What you have to do:
In the records below, find each line containing the word "this" and copy it.

Working data:
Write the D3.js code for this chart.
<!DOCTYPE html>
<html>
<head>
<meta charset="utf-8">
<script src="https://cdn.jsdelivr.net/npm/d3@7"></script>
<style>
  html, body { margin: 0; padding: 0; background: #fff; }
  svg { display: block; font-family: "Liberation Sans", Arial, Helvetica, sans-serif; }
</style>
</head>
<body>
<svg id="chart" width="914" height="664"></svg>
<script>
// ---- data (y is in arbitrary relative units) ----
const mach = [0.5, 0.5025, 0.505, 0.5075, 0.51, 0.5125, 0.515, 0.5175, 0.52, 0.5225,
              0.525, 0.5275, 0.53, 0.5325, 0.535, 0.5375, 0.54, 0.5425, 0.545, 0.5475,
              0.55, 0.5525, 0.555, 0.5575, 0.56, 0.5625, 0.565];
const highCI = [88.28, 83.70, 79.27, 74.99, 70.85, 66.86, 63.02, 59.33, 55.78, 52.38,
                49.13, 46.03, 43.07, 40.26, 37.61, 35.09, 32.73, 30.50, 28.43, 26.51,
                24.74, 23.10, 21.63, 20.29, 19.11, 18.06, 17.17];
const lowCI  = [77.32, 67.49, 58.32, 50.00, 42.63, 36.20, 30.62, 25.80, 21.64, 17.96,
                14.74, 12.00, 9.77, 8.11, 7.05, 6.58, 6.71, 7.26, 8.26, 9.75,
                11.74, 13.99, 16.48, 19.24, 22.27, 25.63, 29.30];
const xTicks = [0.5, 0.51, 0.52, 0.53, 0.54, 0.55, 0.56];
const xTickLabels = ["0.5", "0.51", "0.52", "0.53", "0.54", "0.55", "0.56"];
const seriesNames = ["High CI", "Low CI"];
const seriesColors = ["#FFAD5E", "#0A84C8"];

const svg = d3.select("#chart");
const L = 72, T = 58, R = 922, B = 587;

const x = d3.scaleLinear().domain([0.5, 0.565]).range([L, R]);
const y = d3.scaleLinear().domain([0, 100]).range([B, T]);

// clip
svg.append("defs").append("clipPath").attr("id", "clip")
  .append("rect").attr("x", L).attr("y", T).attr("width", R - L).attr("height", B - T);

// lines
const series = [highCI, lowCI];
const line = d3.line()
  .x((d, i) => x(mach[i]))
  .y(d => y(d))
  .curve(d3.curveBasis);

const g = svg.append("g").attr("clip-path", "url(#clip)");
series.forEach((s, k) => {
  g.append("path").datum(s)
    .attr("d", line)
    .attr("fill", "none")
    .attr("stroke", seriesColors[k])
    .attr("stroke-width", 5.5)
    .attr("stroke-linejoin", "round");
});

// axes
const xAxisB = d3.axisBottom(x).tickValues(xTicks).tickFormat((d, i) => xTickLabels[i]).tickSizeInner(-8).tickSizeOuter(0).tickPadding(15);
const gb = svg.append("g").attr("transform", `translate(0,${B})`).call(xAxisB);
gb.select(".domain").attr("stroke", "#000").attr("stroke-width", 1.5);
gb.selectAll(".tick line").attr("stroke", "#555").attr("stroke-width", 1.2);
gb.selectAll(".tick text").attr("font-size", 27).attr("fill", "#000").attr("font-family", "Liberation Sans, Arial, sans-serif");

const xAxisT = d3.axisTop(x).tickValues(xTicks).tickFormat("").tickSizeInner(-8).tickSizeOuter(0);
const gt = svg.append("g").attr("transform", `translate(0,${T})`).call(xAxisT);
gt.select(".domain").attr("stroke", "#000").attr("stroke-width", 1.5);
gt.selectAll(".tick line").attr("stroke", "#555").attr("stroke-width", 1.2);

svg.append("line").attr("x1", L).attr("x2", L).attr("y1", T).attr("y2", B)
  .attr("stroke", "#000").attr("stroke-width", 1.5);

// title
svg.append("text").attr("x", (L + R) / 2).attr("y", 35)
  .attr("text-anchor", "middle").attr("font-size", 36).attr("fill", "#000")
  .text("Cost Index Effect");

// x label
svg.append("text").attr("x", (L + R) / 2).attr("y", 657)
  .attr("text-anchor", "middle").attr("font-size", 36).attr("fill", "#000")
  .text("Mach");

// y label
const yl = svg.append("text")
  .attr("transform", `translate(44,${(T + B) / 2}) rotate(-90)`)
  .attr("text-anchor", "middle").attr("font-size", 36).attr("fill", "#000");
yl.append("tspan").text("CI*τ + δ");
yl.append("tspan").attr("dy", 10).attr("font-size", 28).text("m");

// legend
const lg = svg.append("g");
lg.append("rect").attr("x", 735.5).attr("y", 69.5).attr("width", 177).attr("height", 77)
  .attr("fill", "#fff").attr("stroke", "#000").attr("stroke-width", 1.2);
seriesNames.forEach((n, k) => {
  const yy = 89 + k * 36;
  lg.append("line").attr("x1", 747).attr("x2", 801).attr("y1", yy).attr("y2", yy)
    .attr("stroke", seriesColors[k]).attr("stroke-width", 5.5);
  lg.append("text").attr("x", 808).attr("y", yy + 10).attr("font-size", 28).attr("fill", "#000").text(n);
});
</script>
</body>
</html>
...
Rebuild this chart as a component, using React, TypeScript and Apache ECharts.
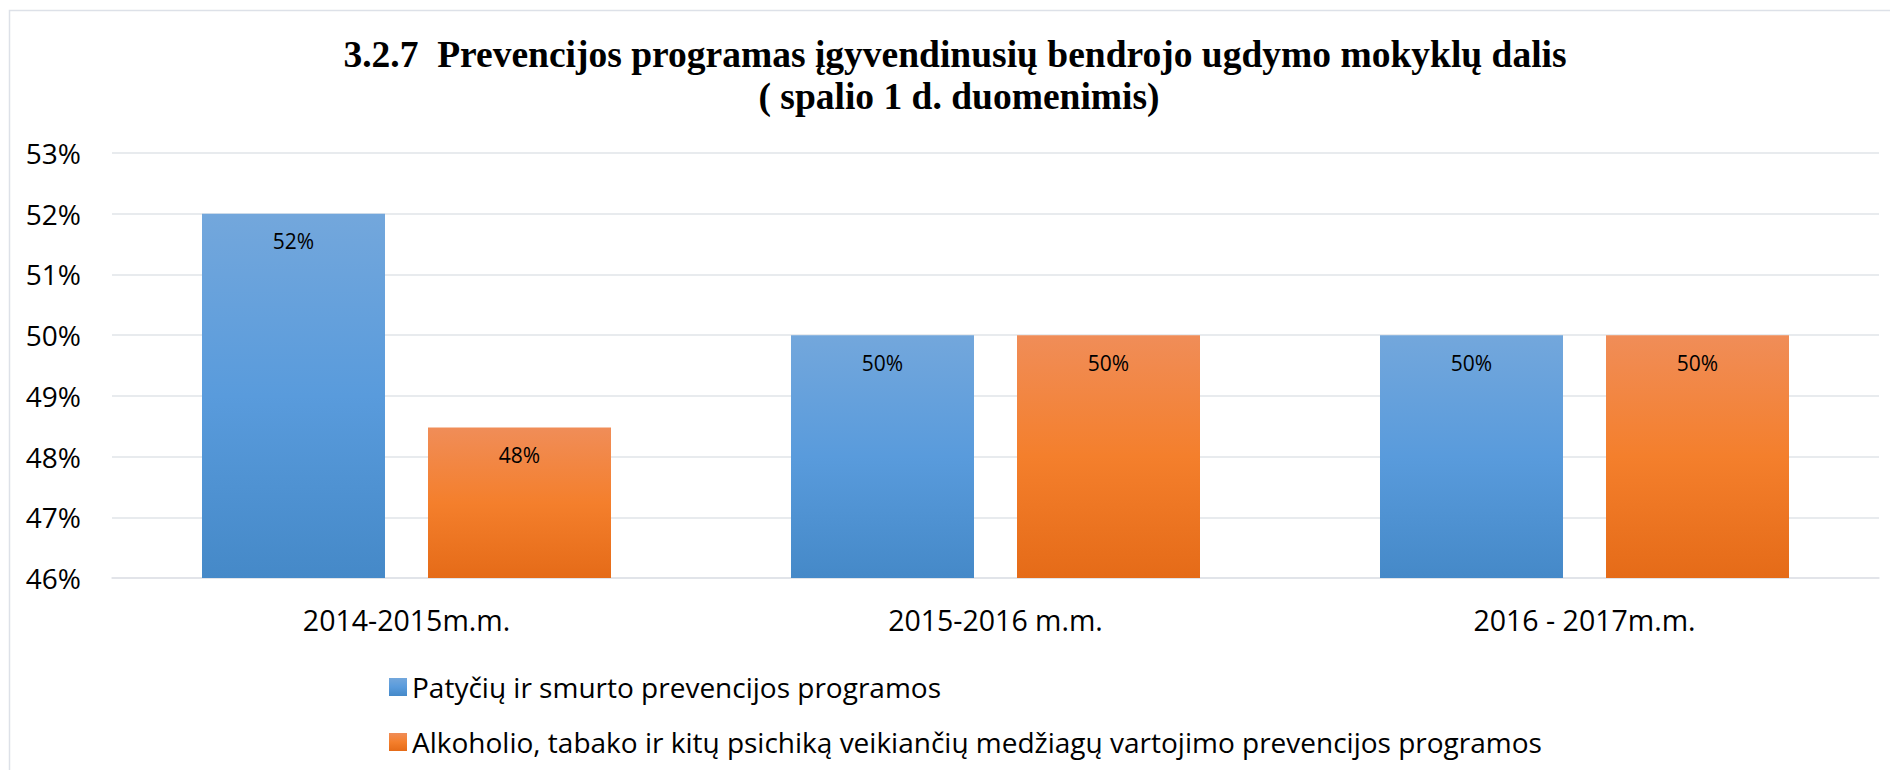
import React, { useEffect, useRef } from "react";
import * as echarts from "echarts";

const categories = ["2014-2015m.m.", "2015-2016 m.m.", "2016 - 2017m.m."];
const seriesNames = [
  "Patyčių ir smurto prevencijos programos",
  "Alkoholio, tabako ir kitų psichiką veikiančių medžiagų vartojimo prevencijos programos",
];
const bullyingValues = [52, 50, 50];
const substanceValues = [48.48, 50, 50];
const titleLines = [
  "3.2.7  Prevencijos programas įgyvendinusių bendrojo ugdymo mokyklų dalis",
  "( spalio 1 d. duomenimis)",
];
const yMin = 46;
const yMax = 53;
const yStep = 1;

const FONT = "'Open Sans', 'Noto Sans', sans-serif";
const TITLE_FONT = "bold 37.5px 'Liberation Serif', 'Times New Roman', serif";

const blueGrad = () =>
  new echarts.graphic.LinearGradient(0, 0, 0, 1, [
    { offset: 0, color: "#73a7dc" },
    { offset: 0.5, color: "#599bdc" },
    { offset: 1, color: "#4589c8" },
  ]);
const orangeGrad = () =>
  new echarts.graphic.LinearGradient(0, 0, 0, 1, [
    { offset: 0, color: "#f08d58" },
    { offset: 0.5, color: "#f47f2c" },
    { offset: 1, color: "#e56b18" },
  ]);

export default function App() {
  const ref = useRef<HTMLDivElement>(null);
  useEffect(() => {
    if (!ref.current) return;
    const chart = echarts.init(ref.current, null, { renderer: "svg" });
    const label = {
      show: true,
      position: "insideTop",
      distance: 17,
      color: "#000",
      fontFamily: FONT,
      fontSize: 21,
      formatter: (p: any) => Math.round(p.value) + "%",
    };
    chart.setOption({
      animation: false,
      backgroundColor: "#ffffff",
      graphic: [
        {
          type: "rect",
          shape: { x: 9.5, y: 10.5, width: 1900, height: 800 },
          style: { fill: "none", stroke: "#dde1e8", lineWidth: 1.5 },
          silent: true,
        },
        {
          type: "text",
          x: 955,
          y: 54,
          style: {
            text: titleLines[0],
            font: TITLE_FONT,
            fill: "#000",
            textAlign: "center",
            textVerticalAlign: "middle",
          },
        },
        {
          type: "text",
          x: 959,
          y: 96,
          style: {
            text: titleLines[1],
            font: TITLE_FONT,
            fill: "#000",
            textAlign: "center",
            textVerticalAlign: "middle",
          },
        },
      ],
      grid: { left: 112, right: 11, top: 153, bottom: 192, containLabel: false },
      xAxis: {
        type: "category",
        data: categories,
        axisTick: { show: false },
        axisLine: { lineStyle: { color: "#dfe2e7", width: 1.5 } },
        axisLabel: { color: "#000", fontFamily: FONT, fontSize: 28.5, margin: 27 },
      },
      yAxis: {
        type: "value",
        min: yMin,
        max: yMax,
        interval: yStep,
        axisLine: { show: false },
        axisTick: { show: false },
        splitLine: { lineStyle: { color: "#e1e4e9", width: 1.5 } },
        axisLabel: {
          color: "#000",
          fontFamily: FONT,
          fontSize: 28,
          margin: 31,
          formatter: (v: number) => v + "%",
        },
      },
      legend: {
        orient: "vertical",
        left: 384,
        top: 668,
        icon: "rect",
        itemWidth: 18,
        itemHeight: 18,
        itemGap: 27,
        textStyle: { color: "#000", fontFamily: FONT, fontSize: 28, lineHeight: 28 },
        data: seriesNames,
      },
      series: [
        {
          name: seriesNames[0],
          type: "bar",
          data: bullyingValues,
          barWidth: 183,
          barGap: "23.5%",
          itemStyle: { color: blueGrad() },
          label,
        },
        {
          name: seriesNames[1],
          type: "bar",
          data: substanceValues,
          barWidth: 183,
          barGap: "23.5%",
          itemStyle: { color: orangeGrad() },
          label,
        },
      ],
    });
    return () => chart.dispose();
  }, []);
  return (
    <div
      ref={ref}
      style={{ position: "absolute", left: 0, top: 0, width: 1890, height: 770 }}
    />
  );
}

Correct output:
Write the D3.js code for this chart.
Rebuild this chart as a component, using React, TypeScript and Apache ECharts.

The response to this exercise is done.